Figures from the EU commission show that Irish consumers pay five times more than the cheapest EU rates in Lithuania.

EU LEGISLATION WILL be required to enforce price consistency in the mobile phone market according to the Consumers’ Association of Ireland.

The call comes on the back of figures showing that Irish mobile users pay five times more than the cheapest EU rates in Lithuania with Irish providers also charging customers more than the EU average.

Figures from the EU commission show that Irish consumers pay an average of 10.2 cent per minute on their calls, above the EU average of 9.1 cent and one place above our UK neighbours in the rankings.

(Full figures available here)

The commission says that price differences cannot be explained by differences in quality, differences in the cost to provide the service, or by differences between countries in consumer purchasing power.
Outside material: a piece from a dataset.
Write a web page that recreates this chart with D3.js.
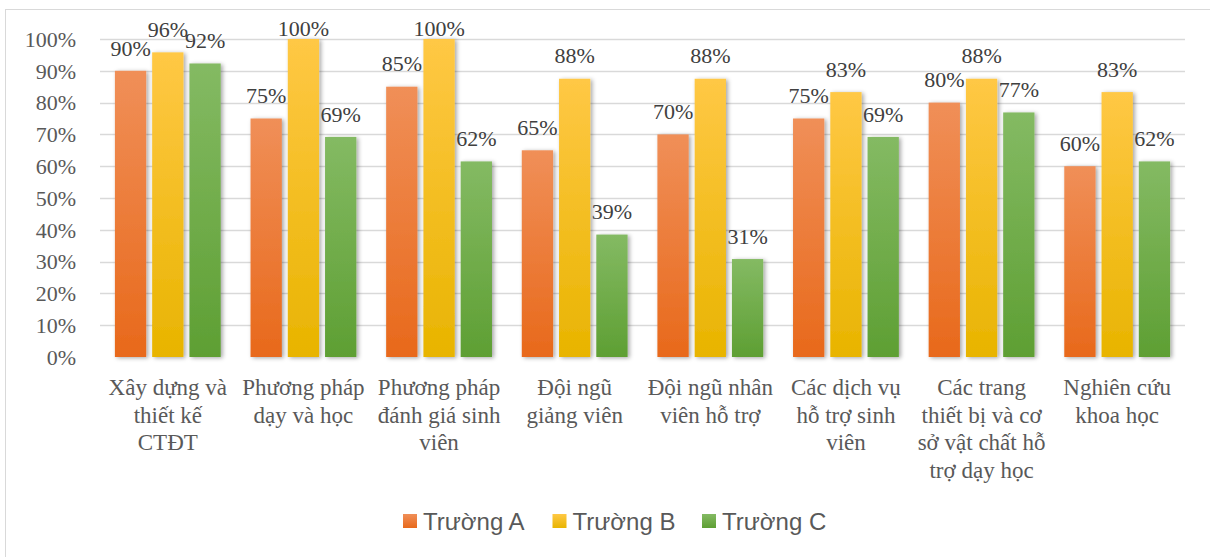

CAI chief executive Dermott Jewell agrees, saying that “it’s long past the time when we started to have this true single market”. He adds that he feels legislation will be need to enforce consistency across member states and that the current EU commissioner in the area has been making strong statements in this regard.

European Commission Vice President Neelie Kroes said yesterday for example that “it is critical for the whole EU to move quickly to build a real single market to achieve a truly connected continent.”

Jewell argues that, despite mobile costs coming down in Ireland, the country still ranks in the top third in price terms because the market is not truly competitive with prices fixed at a base level:

We regularly peak in research as regards the numbers of people using mobile phones so you would have though that there are of scale are there to reduce prices.

Rules to improve transparency in price setting will likely not be sufficient to help consumers he added with previous attempts scuppered by providers who say that it harms competitive practices.

The recent purchase of O2 Ireland by Three has also stoked competition concerns in the Irish market but Jewell believes that it is too early to tell what effect this will have on prices in Ireland, saying it could “go either way”.

The increased focus on internal call charges comes on the back of moves put in place by EU officials to reduce roaming charges across the single market. New EU rules have reduced roaming charges across EU markets with Kroes pledging to eliminate them entirely by next year.